The simplest way to get started today
Do not start with a 100-file batch. Start with three representative PDFs: one mostly plain text, one with important tables, and one scan or mixed-layout file. Convert them first. If the text PDF works well, you know the baseline is solid. If the table-heavy file breaks, you know you need a stronger review step for tables. If the scanned file fails until you run OCR, you know how to route similar files later. This small pilot gives you a working pattern before you commit to scale. For pdfClaw users, the practical path is straightforward: if text is not selectable, begin with [OCR](/en/convert/ocr); if the file is too heavy, [compress it first](/en/convert/compress); if the audience needs editing rather than AI ingestion, switch to [Word conversion](/en/convert/word); otherwise continue with [PDF to Markdown](/en/convert/markdown). That sequence is simple enough to reuse and stable enough to turn into a daily process.

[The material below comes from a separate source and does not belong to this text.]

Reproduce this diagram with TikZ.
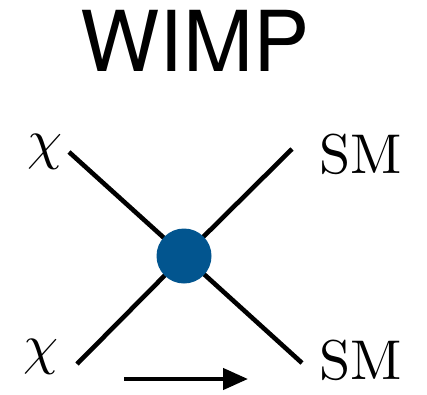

The final question: is this PDF worth converting to Markdown
The best test is to ask what the document will do next. If it needs to be searched, chunked, versioned, cited, summarized by AI, or republished across channels, the answer is usually yes. If its value comes mainly from exact layout and visual fidelity, maybe not. Markdown is most useful when a document is becoming a piece of structured knowledge rather than remaining a fixed page artifact. For product, support, engineering, research, operations, and content teams, that threshold is crossed more often than people first expect. Once the information is no longer locked inside a PDF page model, every downstream workflow tends to get a little easier.